The total number of Germans and others killed by Canadians during the war is unknown. Canadians killed many Germans who surrendered though. In a 1929 book English poet Robert Graves wrote, “the troops that had the worst reputation for acts of violence against prisoners were the Canadians.” One Canadian soldier wrote his parents, “after losing half of my company there [Neuville-Vitasse], we rushed them and they had the nerve to throw up their hands and cry, ‘Kamerad.’ All the ‘Kamerad’ they got was a foot of cold steel thro’ them from my remaining men while I blew their brains out with my revolver without any hesitation.” Some Canadian commanders even ordered their soldiers not to take prisoners. In “The Politics of Surrender: Canadian Soldiers and the Killing of Prisoners in the Great War” official military historian Tim Cook points out that the evidence of these killings came from interviews the CBC conducted with aging veterans for a 1960s radio series. “Dozens of Canadians testified to the execution of German prisoners,” Cook said of the 600 WWI interviews. But “none of these grim accounts found their way into the final 17-hour script.”
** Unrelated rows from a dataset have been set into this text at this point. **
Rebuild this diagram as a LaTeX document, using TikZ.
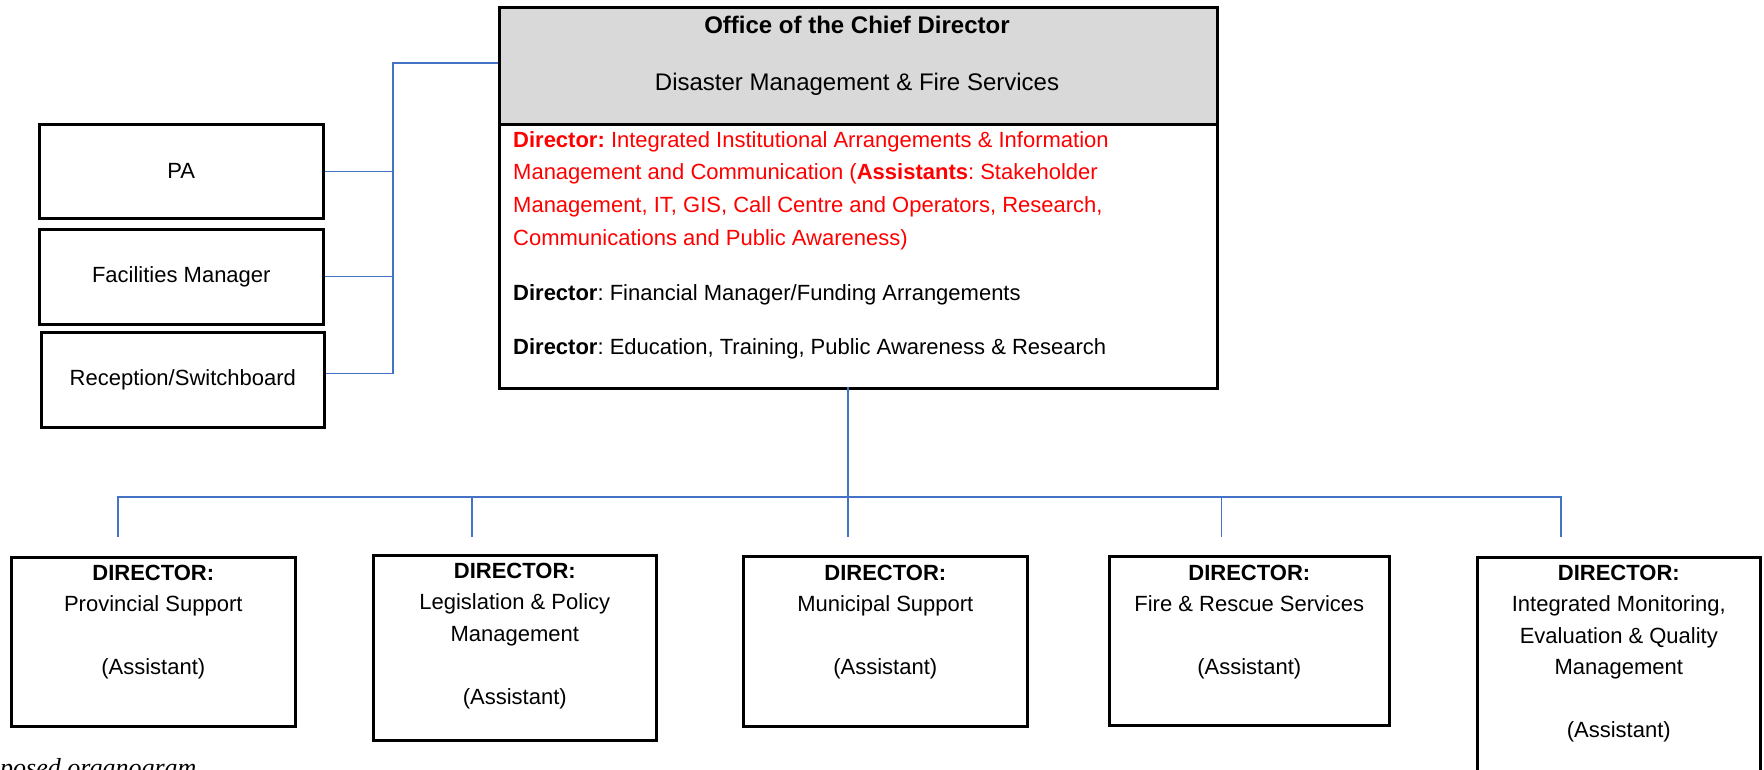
\documentclass[tikz,border=0pt]{standalone}
\usepackage{fontspec}
\setmainfont{Liberation Sans}
\newfontfamily\capfont{Liberation Serif}
\usetikzlibrary{calc}
\definecolor{linkblue}{HTML}{4472C4}
\definecolor{headgray}{HTML}{D9D9D9}
\definecolor{redtext}{HTML}{FF0000}
\frenchspacing
\newcommand{\btext}[2]{\parbox[t]{#1pt}{\centering\fontsize{22}{31.5}\selectfont #2}}
\begin{document}
\begin{tikzpicture}[x=1pt,y=-1pt,
  box/.style={draw=black, line width=2.6pt, rectangle, inner sep=0pt, anchor=north west},
  link/.style={draw=linkblue, line width=1.3pt},
  bodyfont/.style={font=\fontsize{22}{26}\selectfont},
  btxt/.style={anchor=base, inner sep=0pt}]
\useasboundingbox (0,0) rectangle (1764,769);
\clip (0,0) rectangle (1764,769);

% chief box
\node[box, fill=headgray, minimum width=718, minimum height=117] (chiefhead) at (498,6) {};
\node[box, minimum width=718, minimum height=264] (chiefbody) at (498,123) {};
\node[anchor=base, inner sep=0pt, font=\bfseries\fontsize{24}{28}\selectfont] (title) at (857,33) {Office of the Chief Director};
\node[anchor=base, inner sep=0pt, font=\fontsize{24}{28}\selectfont] (subtitle) at (857,90) {Disaster Management \& Fire Services};
\node[anchor=base west, inner sep=0pt, text=redtext] (red) at (513,147)
  {\parbox[t]{690pt}{\raggedright\fontsize{22}{32.7}\selectfont
   \textbf{Director:} Integrated Institutional Arrangements \& Information\\
   Management and Communication (\textbf{Assistants}: Stakeholder\\
   Management, IT, GIS, Call Centre and Operators, Research,\\
   Communications and Public Awareness)}};
\node[anchor=base west, inner sep=0pt, bodyfont] (fin) at (513,300) {\textbf{Director}: Financial Manager/Funding Arrangements};
\node[anchor=base west, inner sep=0pt, bodyfont] (edu) at (513,354) {\textbf{Director}: Education, Training, Public Awareness \& Research};

% left boxes
\node[box, minimum width=284, minimum height=94, bodyfont] (pa) at (38,123) {PA};
\node[box, minimum width=284, minimum height=95, bodyfont] (fac) at (38,228) {Facilities Manager};
\node[box, minimum width=283, minimum height=95, bodyfont] (rec) at (40,331) {Reception/Switchboard};

% bottom boxes
\node[box, minimum width=284, minimum height=169] (b1) at (10,556) {};
\node[box, minimum width=283, minimum height=185] (b2) at (372,554) {};
\node[box, minimum width=284, minimum height=170] (b3) at (742,555) {};
\node[box, minimum width=280, minimum height=169] (b4) at (1108,555) {};
\node[box, minimum width=283, minimum height=260] (b5) at (1476,556) {};

\node[btxt] (t1) at ($(b1.north)+(0,24)$) {\btext{270}{\textbf{DIRECTOR:}\\Provincial Support\\[31.5pt](Assistant)}};
\node[btxt] (t2) at ($(b2.north)+(0,24)$) {\btext{270}{\textbf{DIRECTOR:}\\Legislation \& Policy\\Management\\[31.5pt](Assistant)}};
\node[btxt] (t3) at ($(b3.north)+(0,25)$) {\btext{270}{\textbf{DIRECTOR:}\\Municipal Support\\[31.5pt](Assistant)}};
\node[btxt] (t4) at ($(b4.north)+(0,25)$) {\btext{270}{\textbf{DIRECTOR:}\\Fire \& Rescue Services\\[31.5pt](Assistant)}};
\node[btxt] (t5) at ($(b5.north)+(0,24)$) {\btext{270}{\textbf{DIRECTOR:}\\Integrated Monitoring,\\Evaluation \& Quality\\Management\\[31.5pt](Assistant)}};

% connectors
\coordinate (cdrop) at (848,387);
\coordinate (bus) at (848,497);
\coordinate (d1) at (118,537);
\coordinate (d2) at (472,537);
\coordinate (d3) at (848,537);
\coordinate (d4) at (1221.5,537);
\coordinate (d5) at (1561,537);
\draw[link] (cdrop) -- (bus);
\draw[link] (d1) -- (d1 |- bus) -- (d5 |- bus) -- (d5);
\draw[link] (d2 |- bus) -- (d2);
\draw[link] (d3 |- bus) -- (d3);
\draw[link] (d4 |- bus) -- (d4);

\coordinate (cl) at (498,63);
\coordinate (lbus) at (393,63);
\coordinate (recport) at ([yshift=6pt]rec.east);
\draw[link] (cl) -- (lbus) -- (lbus |- recport) -- (recport);
\draw[link] (pa.east) -- (pa.east -| lbus);
\draw[link] (fac.east) -- (fac.east -| lbus);

% caption
\node[anchor=base west, inner sep=0pt, font=\capfont\itshape\fontsize{26}{30}\selectfont] (cap) at (0,776) {posed organogram};
\end{tikzpicture}
\end{document}
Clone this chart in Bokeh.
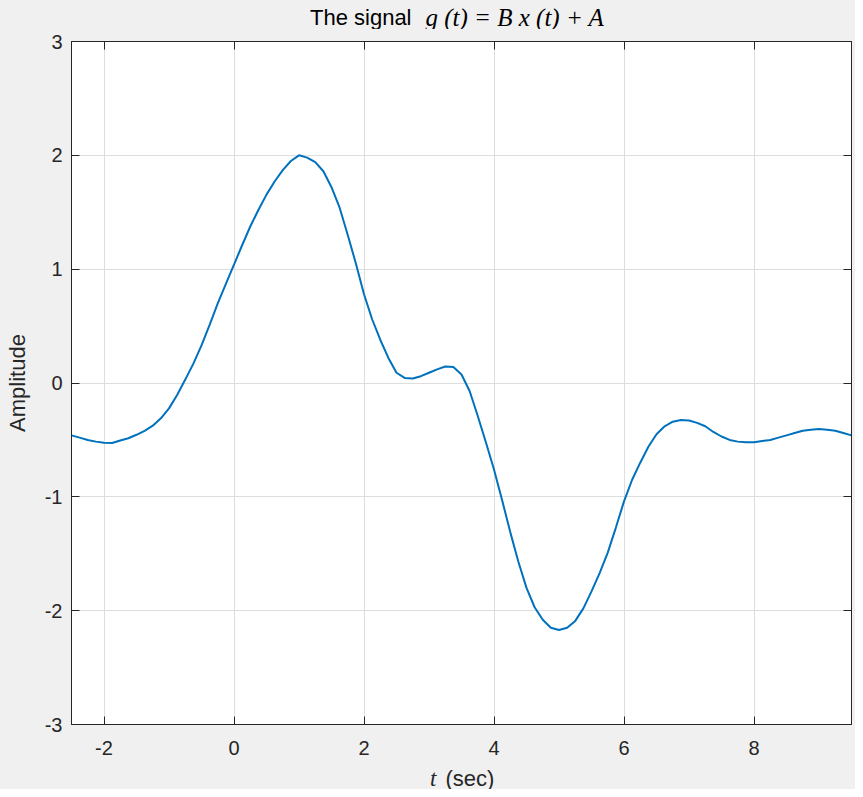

No one in their right mind should celebrate WWI. But what about Canada’s other military deployments?
The 385 Canadians sent to Sudan in 1884 to defend Britain’s position on the upper Nile should not be celebrated. Nor should the 7,000 Canadians dispatched to strengthen Britain’s position in southern Africa during the 1899–1902 Boer War. The 26,000 Canadian sent to Korea in the early 1950s helped turn a civil war into a multi country conflict that left as many as four million dead. In the 1990s Canada contributed significantly to the first Iraq war and participated in NATO’s 78-day bombing of Serbia. Both of these conflicts were bad for humanity. So was the war in Afghanistan, which saw 40,000 Canadian sent there between 2001 and 2014, and the bombing of Libya in 2011.
Canadian soldiers have only fought in one morally justifiable war: World War II. And even in that case, it was Nazi expansionism’s threat to British interests, not opposition to fascism or anti-Semitism, that led Ottawa to battle. Additionally, Ottawa’s position on the 1936-1939 Spanish Civil War enabled the rise of fascism in Europe and Canadian forces were responsible for numerous atrocities during WWII. Nonetheless, WWII was ultimately justifiable.
While some Canadian military deployments under the auspices of the UN have contributed to the betterment of humankind, that history is also not simply positive. In early 2004 Canadian troops invaded Haiti to oust the elected president and then they helped violently suppress the popular resistance in the slums of Port-au-Prince.
In 1960 Canadian troops were dispatched as part of a UN mission to the Congo. They enabled the assassination of Congolese independence leader Patrice Lumumba with a Canadian Colonel, Jean Berthiaume, assisting Joseph Mobutu in recapturing the popular leader.
Do red poppies commemorate the Congolese or Haitians harmed by Canadian peacekeepers, or the Afghans, or Libyans killed by Canadians in the 2000s, or the Iraqis and Serbians killed in the 1990s, or the Koreans killed in the 1950s, or the Germans, Russians, South Africans, Sudanese and others killed before that? By focusing exclusively on “our” side Remembrance Day poppies reinforce a sense that Canada’s cause is righteous. They create an ideological climate that supports military spending and future wars.
Canadians of conscience should not help fund the reactionary Royal Canadian Legion. Nor should they promote the martial patriotism red poppies/Remembrance Day represents. To remember all victims of war support peace organizations’ white poppy campaign.